Prof. Natalie Klein stressed that “A state is defined by its population, its territorial borders and recognition. That recognition was given to the Jewish people in 1947 and since then Israel with its uncertain borders was the topic of discussions at the UN”. Prof Klein described the complex process of accepting statehood by the UN General Assembly and although after 65 years, Palestinians, led by a Hamas Government, is being recognised by over 130 member countries at the UN as a non member observer, it may take some  time before full recognition as a state can be achieved.

Vic Alhadeff, who has recently returned from Israel where he had experienced at close range the latest barrage of rockets into Israel expressed concern that “The increased status of that the Palestinians gained at the UN will not take us closer to finding a solution. Both parties at both ends of resolution 181 have yet to accept the right of each other to live with their borders” Vic Alhadeff stipulated that throughout the history of the UN there were over 400 resolutions recorded against Israel which served as  a barrier to finding solutions.

“The major obstacle to peace is the right of return to the Palestinian People. We cannot end up with two states one for the Palestinians and one for the Jews where Palestinians have a right to return as its citizens.” said Ron Weiser “It is all about having a conversation. Social Media has a great role to play in negotiating a solution.”

A question prompted by NCJWA NSW Division’s Immediate Past President  whether women would have been more successful at negotiating a solution to the conflict received a unanimous “yes”.

“If there were far more women presidents and prime ministers we would have had a solution” said Vic Alhadeff who also pointed out the discrimination against women particularly in Arab countries and China and stipulated that it is expected that the UN will help resolve these issues.

“Historically smart women were not given the same opportunities as men.

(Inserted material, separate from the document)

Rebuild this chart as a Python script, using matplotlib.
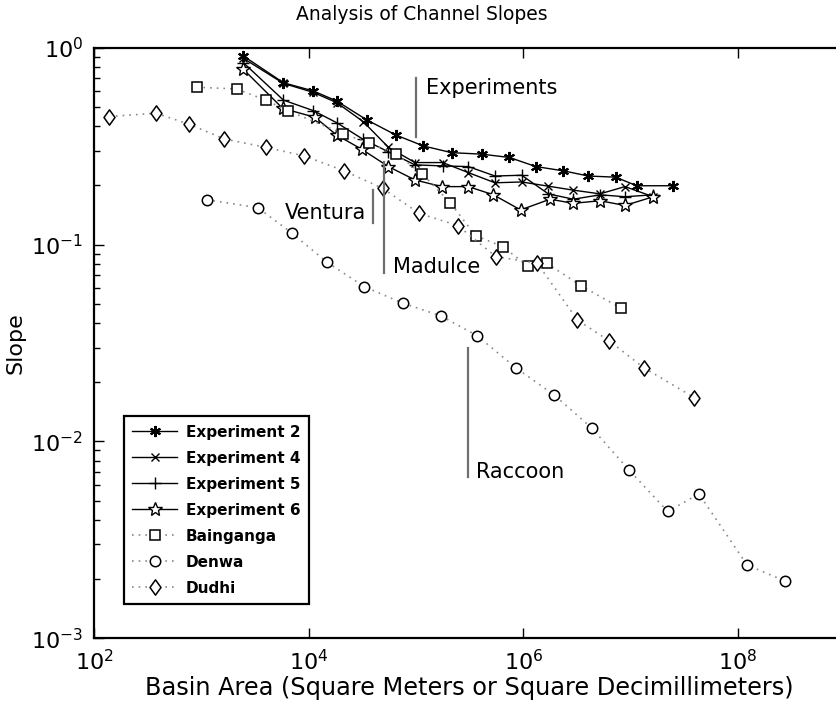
import numpy as np
import matplotlib
matplotlib.use("Agg")
import matplotlib.pyplot as plt
from matplotlib.path import Path
from matplotlib.ticker import LogLocator, NullFormatter, FixedLocator

plt.rcParams['font.family'] = ['DejaVu Sans']
plt.rcParams['mathtext.fontset'] = 'dejavusans'

# ---- data ----
exp2_area = [2455, 5794, 11015, 18197, 34674, 65013, 116950, 214780, 409260, 741310,
             1.312e6, 2.360e6, 4.036e6, 7.261e6, 1.140e7, 2.506e7]
exp2_slope = [0.908, 0.664, 0.603, 0.536, 0.430, 0.360, 0.317, 0.293, 0.288, 0.277,
              0.249, 0.237, 0.223, 0.220, 0.199, 0.199]

exp4_area = [2455, 5794, 11015, 18197, 32210, 55210, 97720, 177000, 307600, 544500,
             966100, 1.710e6, 2.931e6, 5.188e6, 8.872e6, 1.629e7]
exp4_slope = [0.883, 0.659, 0.593, 0.526, 0.421, 0.312, 0.261, 0.261, 0.232, 0.206,
              0.208, 0.198, 0.189, 0.181, 0.197, 0.175]

exp5_area = [2455, 5794, 11015, 18197, 32210, 55210, 97720, 177000, 307600, 544500,
             966100, 1.710e6, 2.931e6, 5.188e6, 8.872e6, 1.629e7]
exp5_slope = [0.839, 0.542, 0.479, 0.416, 0.342, 0.296, 0.254, 0.251, 0.249, 0.223,
              0.225, 0.181, 0.170, 0.179, 0.175, 0.179]

exp6_area = [2455, 5702, 11430, 18197, 31120, 55210, 97720, 173400, 307600, 526000,
             944100, 1.774e6, 2.931e6, 5.188e6, 8.872e6, 1.629e7]
exp6_slope = [0.776, 0.492, 0.443, 0.360, 0.305, 0.249, 0.213, 0.197, 0.197, 0.179,
              0.150, 0.170, 0.162, 0.167, 0.158, 0.175]

bainganga_area = [902, 2118, 3963, 6397, 20990, 36390, 65460, 114800, 208400, 358900,
                  642700, 1.099e6, 1.652e6, 3.451e6, 8.204e6]
bainganga_slope = [0.630, 0.617, 0.542, 0.478, 0.366, 0.327, 0.289, 0.228, 0.163, 0.111,
                   0.0977, 0.0778, 0.0804, 0.0618, 0.0474]

denwa_area = [1117, 3342, 7015, 14790, 32960, 75160, 171000, 372400, 849200, 1.945e6,
              4.345e6, 9.683e6, 2.218e7, 4.345e7, 1.219e8, 2.773e8]
denwa_slope = [0.169, 0.154, 0.114, 0.0813, 0.0611, 0.0504, 0.0434, 0.0344, 0.0237, 0.0172,
               0.0117, 0.00716, 0.00441, 0.00541, 0.00236, 0.00195]

dudhi_area = [138, 376, 769, 1629, 3963, 9078, 21280, 48870, 107200, 244300,
              553400, 1.352e6, 3.192e6, 6.339e6, 1.327e7, 3.926e7]
dudhi_slope = [0.447, 0.465, 0.408, 0.344, 0.312, 0.282, 0.237, 0.193, 0.144, 0.125,
               0.0869, 0.0804, 0.0414, 0.0324, 0.0237, 0.0167]

x_ticks = [1e2, 1e4, 1e6, 1e8]
x_tick_labels = [r'$10^{2}$', r'$10^{4}$', r'$10^{6}$', r'$10^{8}$']
y_ticks = [1e-3, 1e-2, 1e-1, 1e0]
y_tick_labels = [r'$10^{-3}$', r'$10^{-2}$', r'$10^{-1}$', r'$10^{0}$']

# diamond marker, a bit taller than wide (like MATLAB's 'd')
diamond = Path([(0, 1), (0.72, 0), (0, -1), (-0.72, 0), (0, 1)],
               [Path.MOVETO, Path.LINETO, Path.LINETO, Path.LINETO, Path.CLOSEPOLY])

# ---- figure ----
fig = plt.figure(figsize=(8.37, 7.09), dpi=100)
ax = fig.add_axes([0.1127, 0.0997, 0.8969, 0.8330])
ax.set_xscale('log')
ax.set_yscale('log')

exp_kw = dict(color='black', linestyle='-', linewidth=1.0)
ax.plot(exp2_area, exp2_slope, marker=(6, 2, 0), markersize=8, markeredgewidth=1.5,
        label='Experiment 2', **exp_kw)
ax.plot(exp4_area, exp4_slope, marker='x', markersize=6, markeredgewidth=1.0,
        label='Experiment 4', **exp_kw)
ax.plot(exp5_area, exp5_slope, marker='+', markersize=9, markeredgewidth=1.0,
        label='Experiment 5', **exp_kw)
ax.plot(exp6_area, exp6_slope, marker='*', markersize=10, markerfacecolor='white',
        markeredgecolor='black', markeredgewidth=1.0, label='Experiment 6', **exp_kw)

obs_kw = dict(color='#8a8a8a', linestyle=(0, (1, 3)), linewidth=1.2,
              markerfacecolor='white', markeredgecolor='black', markeredgewidth=1.1)
ax.plot(bainganga_area, bainganga_slope, marker='s', markersize=6.5, label='Bainganga', **obs_kw)
ax.plot(denwa_area, denwa_slope, marker='o', markersize=7.5, label='Denwa', **obs_kw)
ax.plot(dudhi_area, dudhi_slope, marker=diamond, markersize=11, label='Dudhi', **obs_kw)

ax.set_xlim(1e2, 1e9)
ax.set_ylim(1e-3, 1e0)

ax.xaxis.set_major_locator(FixedLocator(x_ticks))
ax.set_xticklabels(x_tick_labels)
ax.xaxis.set_minor_locator(FixedLocator([]))
ax.yaxis.set_major_locator(FixedLocator(y_ticks))
ax.set_yticklabels(y_tick_labels)
ax.yaxis.set_minor_locator(LogLocator(base=10, subs=np.arange(2, 10)))
ax.yaxis.set_minor_formatter(NullFormatter())

ax.tick_params(which='both', direction='in', top=True, right=False, width=1.0)
ax.tick_params(which='major', length=7, labelsize=16, pad=8)
ax.tick_params(which='minor', length=4)
for s in ax.spines.values():
    s.set_linewidth(1.6)

ax.set_xlabel('Basin Area (Square Meters or Square Decimillimeters)', fontsize=17.3, labelpad=1)
ax.set_ylabel('Slope', fontsize=16, labelpad=4)
fig.text(0.504, 0.979, 'Analysis of Channel Slopes', ha='center', va='center', fontsize=13.5)

# annotation leader lines and labels
gray = '#6f6f6f'
ax.plot([1.0e5, 1.0e5], [0.70, 0.352], color=gray, linewidth=1.6)
ax.text(1.24e5, 0.624, 'Experiments', ha='left', va='center', fontsize=15)
ax.plot([3.97e4, 3.97e4], [0.189, 0.129], color=gray, linewidth=1.6)
ax.text(3.45e4, 0.1446, 'Ventura', ha='right', va='center', fontsize=15)
ax.plot([5.02e4, 5.02e4], [0.263, 0.0717], color=gray, linewidth=1.6)
ax.text(6.1e4, 0.0769, 'Madulce', ha='left', va='center', fontsize=15)
ax.plot([3.03e5, 3.03e5], [0.0298, 0.0066], color=gray, linewidth=1.6)
ax.text(3.63e5, 0.0070, 'Raccoon', ha='left', va='center', fontsize=15)

leg = ax.legend(loc='lower left', bbox_to_anchor=(0.0396, 0.058), fancybox=False,
                edgecolor='black', framealpha=1.0, borderaxespad=0.0,
                prop={'weight': 'bold', 'size': 11}, handlelength=2.9,
                handletextpad=0.6, labelspacing=0.72, borderpad=0.55)
leg.get_frame().set_linewidth(1.6)

fig.savefig('out.png', dpi=100)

Structurally we still have state and church representatives predominantly led by men whilst women are more occupied in the private domain taking care of their children and education. Several structural biases need to be changed and this can be done through education.” said Prof. Klein.

“When Golda Meir was prime minister of the state of Israel she was referred to as the best man in cabinet” said Dr. Ron Weise

The panellists had the opportunity to answer many questions from the audience.

Israeli songs by Sarit Michael and Martin Yafe were a great addition to the celebration followed by further discussions over supper.

Comments

2 Responses to “Leave it to the girls”
  1. What a load of nonsence! This has nothing to do with gender! The whole ‘debate’ has been hijacked by those with a non-Israelite agena. Get out there and see for yourselves what is happening in the real world and in real time.

  2. john says:

    If only both sides could produce a Golda!